▶ _Short problem_
Quote from the first line below through the line that contains "text=txtF] (t6) at", both included, and leave the pictures out.

▶ _Records to use_
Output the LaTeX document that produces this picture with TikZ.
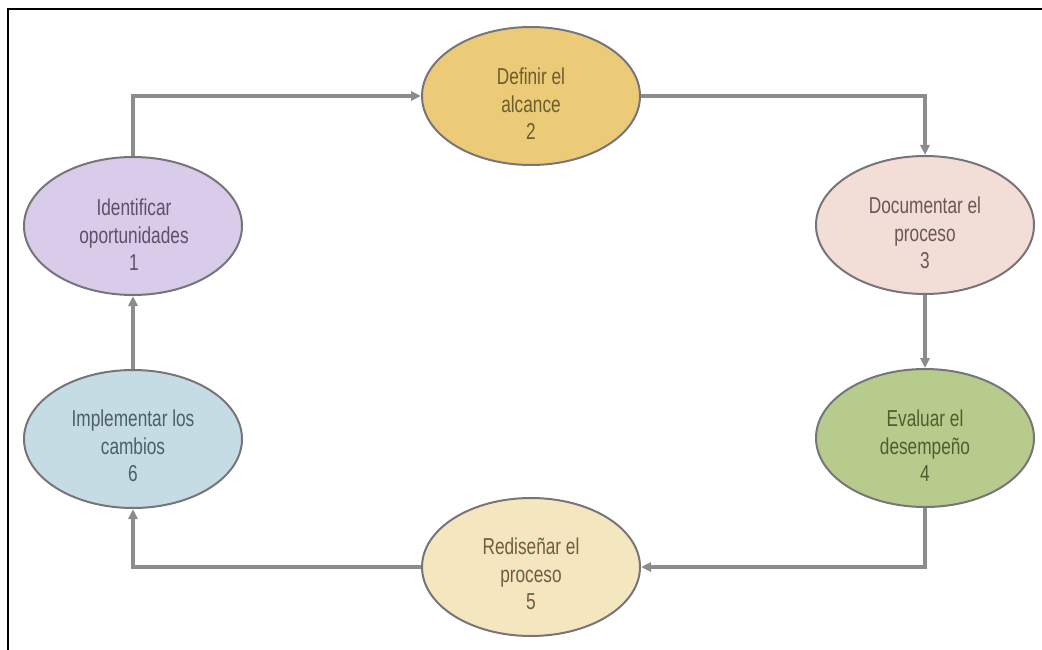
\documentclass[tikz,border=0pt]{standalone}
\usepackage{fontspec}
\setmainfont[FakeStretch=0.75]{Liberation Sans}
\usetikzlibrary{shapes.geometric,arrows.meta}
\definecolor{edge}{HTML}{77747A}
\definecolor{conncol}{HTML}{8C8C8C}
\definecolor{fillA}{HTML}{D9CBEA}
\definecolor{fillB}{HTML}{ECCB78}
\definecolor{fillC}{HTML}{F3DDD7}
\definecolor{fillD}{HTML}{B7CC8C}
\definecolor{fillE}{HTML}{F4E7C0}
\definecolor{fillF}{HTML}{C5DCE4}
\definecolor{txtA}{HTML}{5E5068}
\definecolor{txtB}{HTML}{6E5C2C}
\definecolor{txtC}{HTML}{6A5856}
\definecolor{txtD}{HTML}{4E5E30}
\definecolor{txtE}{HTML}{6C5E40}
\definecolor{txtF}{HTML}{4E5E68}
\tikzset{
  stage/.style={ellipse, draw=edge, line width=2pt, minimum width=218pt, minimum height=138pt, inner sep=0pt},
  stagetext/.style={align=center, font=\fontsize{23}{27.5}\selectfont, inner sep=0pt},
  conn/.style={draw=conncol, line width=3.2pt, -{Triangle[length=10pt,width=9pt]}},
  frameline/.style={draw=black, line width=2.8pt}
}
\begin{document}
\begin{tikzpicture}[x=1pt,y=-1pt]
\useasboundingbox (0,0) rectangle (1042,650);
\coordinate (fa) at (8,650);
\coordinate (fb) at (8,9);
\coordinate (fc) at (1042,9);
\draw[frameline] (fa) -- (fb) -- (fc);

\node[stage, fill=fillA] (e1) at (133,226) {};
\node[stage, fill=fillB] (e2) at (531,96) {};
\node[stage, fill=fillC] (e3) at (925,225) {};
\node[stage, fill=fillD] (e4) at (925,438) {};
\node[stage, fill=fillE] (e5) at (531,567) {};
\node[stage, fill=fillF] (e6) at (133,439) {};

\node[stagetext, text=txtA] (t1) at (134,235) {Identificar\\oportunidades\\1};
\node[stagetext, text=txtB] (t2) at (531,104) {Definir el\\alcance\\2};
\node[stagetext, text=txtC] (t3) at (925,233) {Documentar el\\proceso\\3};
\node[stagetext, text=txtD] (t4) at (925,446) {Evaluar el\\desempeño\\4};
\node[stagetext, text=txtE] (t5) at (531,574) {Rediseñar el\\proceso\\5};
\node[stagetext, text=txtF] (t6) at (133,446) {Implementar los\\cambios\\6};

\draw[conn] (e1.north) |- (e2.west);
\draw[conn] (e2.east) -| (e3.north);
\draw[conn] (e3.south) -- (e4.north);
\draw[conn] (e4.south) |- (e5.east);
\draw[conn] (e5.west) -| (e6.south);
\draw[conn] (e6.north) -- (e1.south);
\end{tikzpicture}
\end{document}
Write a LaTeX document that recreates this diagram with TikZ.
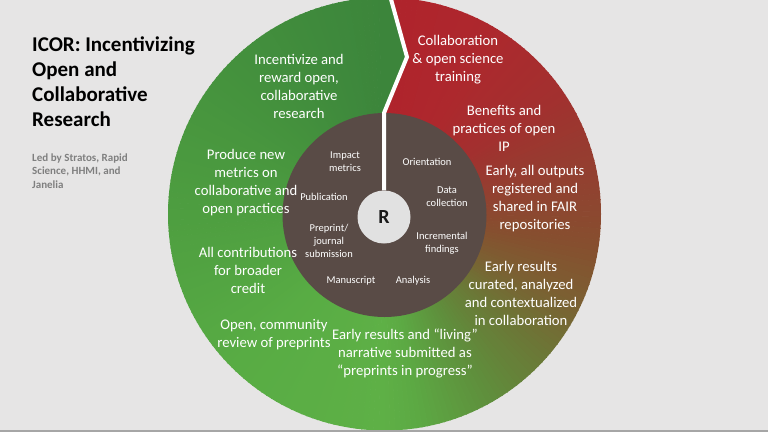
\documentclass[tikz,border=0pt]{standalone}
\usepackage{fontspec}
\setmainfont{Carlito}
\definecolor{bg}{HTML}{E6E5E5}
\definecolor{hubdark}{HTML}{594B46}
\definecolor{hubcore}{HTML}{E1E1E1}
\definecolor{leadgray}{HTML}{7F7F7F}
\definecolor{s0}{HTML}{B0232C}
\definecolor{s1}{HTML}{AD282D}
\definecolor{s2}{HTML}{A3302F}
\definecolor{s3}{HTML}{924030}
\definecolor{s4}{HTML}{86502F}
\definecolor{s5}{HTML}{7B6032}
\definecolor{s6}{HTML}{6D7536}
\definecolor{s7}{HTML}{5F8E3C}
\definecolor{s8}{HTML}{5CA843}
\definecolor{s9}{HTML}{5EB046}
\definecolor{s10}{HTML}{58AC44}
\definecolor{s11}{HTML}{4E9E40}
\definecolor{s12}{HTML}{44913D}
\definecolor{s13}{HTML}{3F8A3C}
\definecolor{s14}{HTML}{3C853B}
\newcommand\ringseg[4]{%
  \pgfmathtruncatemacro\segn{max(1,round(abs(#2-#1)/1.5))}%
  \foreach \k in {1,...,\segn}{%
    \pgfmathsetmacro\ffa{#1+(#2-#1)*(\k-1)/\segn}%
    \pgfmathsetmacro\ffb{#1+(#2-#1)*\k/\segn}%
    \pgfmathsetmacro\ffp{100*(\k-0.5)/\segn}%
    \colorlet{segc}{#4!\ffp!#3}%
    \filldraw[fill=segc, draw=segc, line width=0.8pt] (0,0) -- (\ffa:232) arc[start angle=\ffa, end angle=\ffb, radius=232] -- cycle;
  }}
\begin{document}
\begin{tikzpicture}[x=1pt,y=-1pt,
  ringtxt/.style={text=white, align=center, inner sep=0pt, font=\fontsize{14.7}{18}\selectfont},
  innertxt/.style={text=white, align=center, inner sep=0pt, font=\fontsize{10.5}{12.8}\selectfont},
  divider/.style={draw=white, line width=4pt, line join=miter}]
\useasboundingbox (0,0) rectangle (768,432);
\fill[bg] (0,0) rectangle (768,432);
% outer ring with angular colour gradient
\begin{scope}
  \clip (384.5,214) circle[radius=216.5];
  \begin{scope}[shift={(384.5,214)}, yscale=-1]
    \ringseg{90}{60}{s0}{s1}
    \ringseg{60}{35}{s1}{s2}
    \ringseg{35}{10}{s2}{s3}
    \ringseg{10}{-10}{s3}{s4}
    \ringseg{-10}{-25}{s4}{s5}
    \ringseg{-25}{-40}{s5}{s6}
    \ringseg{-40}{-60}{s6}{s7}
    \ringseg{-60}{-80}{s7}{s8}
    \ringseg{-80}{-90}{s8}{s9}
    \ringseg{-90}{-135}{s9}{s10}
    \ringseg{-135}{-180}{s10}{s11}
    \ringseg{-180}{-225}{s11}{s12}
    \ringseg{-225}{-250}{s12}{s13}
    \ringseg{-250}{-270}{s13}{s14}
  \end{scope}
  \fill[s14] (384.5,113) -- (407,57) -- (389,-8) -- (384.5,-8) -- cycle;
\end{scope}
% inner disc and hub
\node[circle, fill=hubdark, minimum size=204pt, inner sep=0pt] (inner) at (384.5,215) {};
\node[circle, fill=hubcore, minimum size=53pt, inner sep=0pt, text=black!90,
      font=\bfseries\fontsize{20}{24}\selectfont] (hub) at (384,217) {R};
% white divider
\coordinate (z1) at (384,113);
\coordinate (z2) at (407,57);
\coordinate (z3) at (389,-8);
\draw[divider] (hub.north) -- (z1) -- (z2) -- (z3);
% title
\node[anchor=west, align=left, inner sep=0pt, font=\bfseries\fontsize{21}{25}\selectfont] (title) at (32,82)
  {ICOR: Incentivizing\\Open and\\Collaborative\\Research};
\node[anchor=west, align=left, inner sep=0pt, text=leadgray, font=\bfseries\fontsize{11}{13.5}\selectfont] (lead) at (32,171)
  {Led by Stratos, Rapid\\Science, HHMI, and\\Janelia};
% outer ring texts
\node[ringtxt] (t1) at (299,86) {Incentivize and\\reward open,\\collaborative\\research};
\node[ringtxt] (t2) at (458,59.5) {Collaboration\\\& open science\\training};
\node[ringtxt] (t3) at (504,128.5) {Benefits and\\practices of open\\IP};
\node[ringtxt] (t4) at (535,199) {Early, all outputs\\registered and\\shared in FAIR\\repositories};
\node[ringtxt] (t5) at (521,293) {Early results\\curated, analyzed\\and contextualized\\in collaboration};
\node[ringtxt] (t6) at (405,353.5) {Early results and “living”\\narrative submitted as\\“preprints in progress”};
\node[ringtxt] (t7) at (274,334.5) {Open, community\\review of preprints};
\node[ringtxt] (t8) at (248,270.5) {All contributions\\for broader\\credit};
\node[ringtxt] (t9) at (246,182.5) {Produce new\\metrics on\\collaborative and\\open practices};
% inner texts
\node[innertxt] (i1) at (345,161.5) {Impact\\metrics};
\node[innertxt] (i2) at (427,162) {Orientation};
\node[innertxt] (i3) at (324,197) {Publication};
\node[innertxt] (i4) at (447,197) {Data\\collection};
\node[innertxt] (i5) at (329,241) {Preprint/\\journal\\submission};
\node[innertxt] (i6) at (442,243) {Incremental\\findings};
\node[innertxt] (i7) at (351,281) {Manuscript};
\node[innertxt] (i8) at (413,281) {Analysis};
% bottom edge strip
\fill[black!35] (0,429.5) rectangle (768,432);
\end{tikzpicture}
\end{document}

▶ _Output for this exercise_
Output the LaTeX document that produces this picture with TikZ.
\documentclass[tikz,border=0pt]{standalone}
\usepackage{fontspec}
\setmainfont[FakeStretch=0.75]{Liberation Sans}
\usetikzlibrary{shapes.geometric,arrows.meta}
\definecolor{edge}{HTML}{77747A}
\definecolor{conncol}{HTML}{8C8C8C}
\definecolor{fillA}{HTML}{D9CBEA}
\definecolor{fillB}{HTML}{ECCB78}
\definecolor{fillC}{HTML}{F3DDD7}
\definecolor{fillD}{HTML}{B7CC8C}
\definecolor{fillE}{HTML}{F4E7C0}
\definecolor{fillF}{HTML}{C5DCE4}
\definecolor{txtA}{HTML}{5E5068}
\definecolor{txtB}{HTML}{6E5C2C}
\definecolor{txtC}{HTML}{6A5856}
\definecolor{txtD}{HTML}{4E5E30}
\definecolor{txtE}{HTML}{6C5E40}
\definecolor{txtF}{HTML}{4E5E68}
\tikzset{
  stage/.style={ellipse, draw=edge, line width=2pt, minimum width=218pt, minimum height=138pt, inner sep=0pt},
  stagetext/.style={align=center, font=\fontsize{23}{27.5}\selectfont, inner sep=0pt},
  conn/.style={draw=conncol, line width=3.2pt, -{Triangle[length=10pt,width=9pt]}},
  frameline/.style={draw=black, line width=2.8pt}
}
\begin{document}
\begin{tikzpicture}[x=1pt,y=-1pt]
\useasboundingbox (0,0) rectangle (1042,650);
\coordinate (fa) at (8,650);
\coordinate (fb) at (8,9);
\coordinate (fc) at (1042,9);
\draw[frameline] (fa) -- (fb) -- (fc);

\node[stage, fill=fillA] (e1) at (133,226) {};
\node[stage, fill=fillB] (e2) at (531,96) {};
\node[stage, fill=fillC] (e3) at (925,225) {};
\node[stage, fill=fillD] (e4) at (925,438) {};
\node[stage, fill=fillE] (e5) at (531,567) {};
\node[stage, fill=fillF] (e6) at (133,439) {};

\node[stagetext, text=txtA] (t1) at (134,235) {Identificar\\oportunidades\\1};
\node[stagetext, text=txtB] (t2) at (531,104) {Definir el\\alcance\\2};
\node[stagetext, text=txtC] (t3) at (925,233) {Documentar el\\proceso\\3};
\node[stagetext, text=txtD] (t4) at (925,446) {Evaluar el\\desempeño\\4};
\node[stagetext, text=txtE] (t5) at (531,574) {Rediseñar el\\proceso\\5};
\node[stagetext, text=txtF] (t6) at (133,446) {Implementar los\\cambios\\6};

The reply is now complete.